Perhaps the most famous of ghost photographs is The Brown Lady of Raynham Hall, taken in 1936. The photographers were shooting for a piece about the house in Country Life magazine and had just completed a shot of the grand staircase, when one man spotted the ghost of a woman in a long brown dress, floating down the stairs towards them. He hastily took a picture, which has intrigued paranormal investigators, photographers, and scientists ever since.
The Brown Lady of Raynham Hall (1936) by Hubert C. Provand & Indra Shira, perhaps the most famous ghost photograph of them all
The picture looks authentic enough and the story that they told to go with it was indeed convincing. Historical accounts of sightings of the ghost of Lady Dorothy Walpole support the belief that the image is indeed of her walking the corridors of her old home. On the rare days every year that Raynham Hall is open to the public, many flock to the house to see if, while touring the grand building, they might catch a glimpse of the famous phantom. Even though our desire to believe is still strong, we have moved away from the Victorian attitude that believes everything they see in an image like this one, instead favouring the approach to prove that it’s all a fake. As recently as 2006, people claiming to be specialists in this field (whatever that means) were asserting that the Brown Lady image was a fabrication, by either the photographers or magazine, to increase interest in the article about the house.
My recreation of The Brown Lady using the Pepper's Ghost illusion.
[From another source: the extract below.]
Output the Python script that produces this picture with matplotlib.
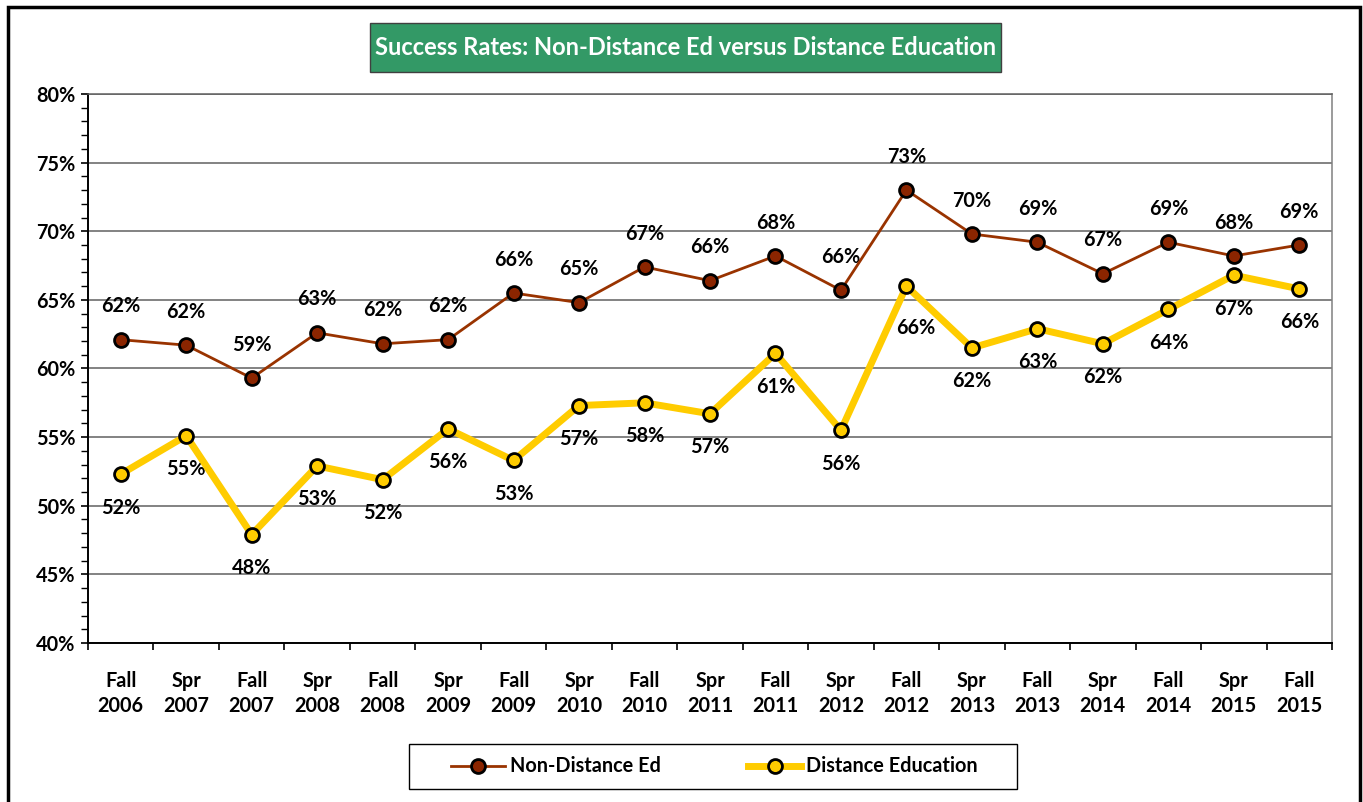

How it was done (1) - A sheet of transparent plastic angled in front of my tablet, which displays the background. My phone is set off-axis to provide the 'ghost'
How it was done (2) - the arrangement adjusted to that she appears floating on the staircase
For me, I feel that in the absence of malicious hoax, deliberate double exposure, or optical illusion, there are still things we cannot explain. I love the Pepper’s Ghost illusion as a way of entertaining, and The Brown Lady is a provocative story and accompanying photograph, but wouldn’t say I was a firm ‘believer’. What I do know is that I most definitely heard a woman’s voice, one that was not familiar to me, say “hello” during that early morning shoot. It frightened me at the time and thrills me to this day because it remains a mystery. Perhaps I don’t want or need it to be solved in case it loses that thrill. Make of it what you will.